I was reading a really helpful blog post written by @Joshua_Dempster on “gene confidence scores” to help assess the reliability / utility of the DepMap data for a gene of interest:
Assessing Confidence in Achilles Gene Profiles
The approach made a lot of sense, and I would like to try to replicate it to gain insight into a few genes of interest. However, I noticed that two of the data sources were not publicly available, but pulled from internal files via taiga:
(1) NormLRT scores
gene_summary = tc.get(name="summary-table-0720", file='Target-Discovery-20Q2-internal')
(2) Gene “predictability”
predictions_full = tc.get(name='predictability-d5b9', file='ensemble-regression-complete')
In a previous post, I was able to figure out how to calculate (1) - LRT scores - which agreed with some internal code posted by a DepMap team member (NormLRT code availability).
However, I’m not sure how to figure out (2) - gene ‘predictability’. I’m assuming this corresponds to the model performance of an unbiased model (using multiple feature types - RNA expression, mutations, CNA, GE scores, etc…) in predicting a given gene’s GE score, implemented either using a Random Forest as in Josh’s preprint, - or - perhaps from running ATLANTIS.

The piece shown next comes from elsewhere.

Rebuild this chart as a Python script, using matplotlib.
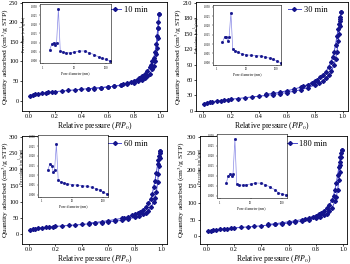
import numpy as np
import matplotlib
matplotlib.use('Agg')
import matplotlib.pyplot as plt

plt.rcParams['font.family'] = ['Liberation Serif', 'DejaVu Serif']
plt.rcParams['mathtext.fontset'] = 'stix'

# Isotermas N2 (P/P0)
p_ads = [0.01, 0.03, 0.05, 0.07, 0.1, 0.13, 0.15, 0.18, 0.2, 0.25, 0.3, 0.35, 0.4, 0.45,
         0.5, 0.55, 0.6, 0.65, 0.7, 0.75, 0.8, 0.83, 0.86, 0.88, 0.9, 0.92, 0.94, 0.95,
         0.96, 0.97, 0.975, 0.98, 0.985, 0.99]
p_des = [0.99, 0.985, 0.98, 0.975, 0.97, 0.96, 0.95, 0.94, 0.93, 0.92, 0.9, 0.88, 0.86,
         0.84, 0.82, 0.8, 0.78, 0.75, 0.72, 0.7, 0.65, 0.6, 0.55, 0.5, 0.45]

ads_10 = [13, 15, 16.5, 17.5, 19, 20, 21, 22, 23, 24.5, 26, 27.5, 29, 30.5, 32, 33.5, 35, 37,
          39, 42, 46, 49, 53, 57, 62, 69, 80, 88, 100, 118, 135, 160, 185, 220]
des_10 = [220, 200, 185, 165, 145, 125, 110, 100, 92, 85, 75, 68, 62, 58, 54, 51, 48, 45, 42,
          40, 37, 35, 33, 31, 30]
ads_30 = [14, 16, 17, 18, 19, 20, 21, 22, 22.5, 24, 25.5, 27, 28.5, 30, 31.5, 33.5, 35.5, 38,
          41, 45, 50, 54, 58, 63, 69, 77, 90, 100, 115, 135, 150, 165, 178, 193]
des_30 = [193, 183, 175, 168, 160, 145, 128, 115, 105, 96, 85, 76, 70, 65, 61, 58, 55, 51, 48,
          46, 42, 39, 36, 34, 32]
ads_60 = [14, 16, 17.5, 18.5, 20, 21, 22, 23, 24, 25.5, 27, 28.5, 30, 32, 34, 36, 38, 40, 43,
          47, 52, 56, 61, 66, 73, 83, 100, 112, 130, 160, 185, 210, 235, 258]
des_60 = [258, 250, 240, 230, 215, 190, 165, 145, 125, 110, 95, 83, 75, 69, 65, 61, 58, 54, 51,
          49, 45, 42, 39, 36, 34]
ads_180 = [14, 16.5, 18, 19, 20.5, 21.5, 22.5, 23.5, 24.5, 26, 27.5, 29, 31, 33, 35, 37, 39, 42,
           45, 49, 54, 58, 63, 68, 75, 86, 105, 118, 140, 170, 195, 215, 240, 260]
des_180 = [260, 252, 240, 225, 210, 185, 160, 140, 122, 108, 95, 84, 76, 70, 66, 62, 59, 55, 52,
           50, 46, 43, 40, 37, 35]

# Distribución de poros (BJH)
d_poro = [1.63, 1.92, 2.17, 2.45, 2.7, 3.1, 3.55, 4.3, 5.5, 7, 10, 14, 21, 30, 43, 61, 78, 100, 138]
v_10 = [0.0058, 0.0094, 0.0100, 0.0088, 0.0096, 0.0284, 0.0054, 0.0048, 0.0044, 0.0044, 0.0048,
        0.0054, 0.0054, 0.0044, 0.0034, 0.0020, 0.0014, 0.0008, 0.0000]
v_30 = [0.0110, 0.0140, 0.0140, 0.0114, 0.0138, 0.0268, 0.0075, 0.0065, 0.0055, 0.0048, 0.0042,
        0.0040, 0.0038, 0.0036, 0.0030, 0.0024, 0.0018, 0.0010, 0.0000]
v_60 = [0.0125, 0.0160, 0.0150, 0.0118, 0.0125, 0.0262, 0.0075, 0.0066, 0.0060, 0.0056, 0.0052,
        0.0049, 0.0046, 0.0043, 0.0038, 0.0030, 0.0022, 0.0014, 0.0002]
v_180 = [0.0063, 0.0100, 0.0106, 0.0096, 0.0106, 0.0283, 0.0058, 0.0054, 0.0052, 0.0054, 0.0058,
         0.0063, 0.0062, 0.0055, 0.0042, 0.0029, 0.0015, 0.0008, 0.0003]

paneles = [
    ('10 min', ads_10, des_10, v_10, [0.063, 0.580, 0.414, 0.413], [0.114, 0.761, 0.203, 0.223],
     (-26, 252), np.arange(0, 251, 50), (-0.05, 1.05), -0.079),
    ('30 min', ads_30, des_30, v_30, [0.560, 0.580, 0.433, 0.413], [0.609, 0.754, 0.195, 0.227],
     (0, 212), np.arange(0, 211, 30), (-0.047, 1.036), -0.079),
    ('60 min', ads_60, des_60, v_60, [0.063, 0.076, 0.414, 0.409], [0.109, 0.254, 0.200, 0.236],
     (-30, 303), np.arange(0, 301, 50), (-0.05, 1.04), -0.079),
    ('180 min', ads_180, des_180, v_180, [0.571, 0.076, 0.421, 0.409], [0.619, 0.250, 0.200, 0.244],
     (-24, 303), np.arange(0, 301, 50), (-0.05, 1.03), -0.085),
]

c_line = '#4b4bd0'
c_mark = '#14148c'

fig = plt.figure(figsize=(3.5, 2.64), dpi=100)
for nombre, ads, des, vol, pos, pos_in, ylim, yt, xlim, ylab_x in paneles:
    ax = fig.add_axes(pos)
    ax.plot(p_ads, ads, color=c_line, lw=0.7, marker='D', ms=2.0, mfc=c_mark, mec=c_mark,
            label=nombre)
    ax.plot(p_des, des, color=c_line, lw=0.7, marker='D', ms=2.0, mfc=c_mark, mec=c_mark)
    ax.set_xlim(xlim)
    ax.set_ylim(ylim)
    ax.set_yticks(yt)
    ax.set_xticks([0.0, 0.2, 0.4, 0.6, 0.8, 1.0])
    ax.set_xticklabels(['0.0', '0.2', '0.4', '0.6', '0.8', '1.0'])
    ax.tick_params(labelsize=4.5, length=1.5, width=0.5, pad=1, direction='out')
    for s in ax.spines.values():
        s.set_linewidth(0.6)
    ax.set_xlabel('Relative pressure ($P/P_0$)', fontsize=5.5)
    ax.xaxis.set_label_coords(0.5, -0.088)
    ax.set_ylabel('Quantity adsorbed (cm$^3$/g STP)', fontsize=5.4)
    ax.yaxis.set_label_coords(ylab_x, 0.5)
    ax.legend(loc='upper right', bbox_to_anchor=(0.9, 1.01), frameon=False, fontsize=6,
              handlelength=1.6, handletextpad=0.3, borderaxespad=0.2)

    axi = fig.add_axes(pos_in)
    axi.plot(d_poro, vol, color='#8a8ae6', lw=0.5, marker='s', ms=1.0, mfc=c_mark, mec=c_mark)
    axi.set_xscale('log')
    axi.set_xlim(0.8, 145)
    axi.set_ylim(-0.0012, 0.031)
    axi.set_yticks([0.000, 0.005, 0.010, 0.015, 0.020, 0.025, 0.030])
    axi.set_yticklabels(['0.000', '0.005', '0.010', '0.015', '0.020', '0.025', '0.030'])
    axi.set_xticks([1, 10, 100])
    axi.set_xticklabels(['1', '10', '100'])
    axi.minorticks_off()
    axi.tick_params(labelsize=2.2, length=1, width=0.3, pad=0.8)
    for s in axi.spines.values():
        s.set_linewidth(0.4)
    axi.set_xlabel('Pore diameter (nm)', fontsize=2.6, labelpad=0.8)
    axi.set_ylabel('Pore volume (cm$^3$/g/nm)', fontsize=2.6, labelpad=0.8)

fig.savefig('out.png', dpi=100)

I will try generating a model using ATLANTIS or RF (via scikit-learn), but I am curious what the structure of the underlying data are, and how they are generated. Can you say whether you use “predictability” scores generated from ATLANTIS or RF?
Of course, if you have plans to make either of these files publicly available any time soon it would make life a lot easier. Are there plans to release scores for either “gene predictability” (along with feature importance scores) or “gene confidence scores” any time soon?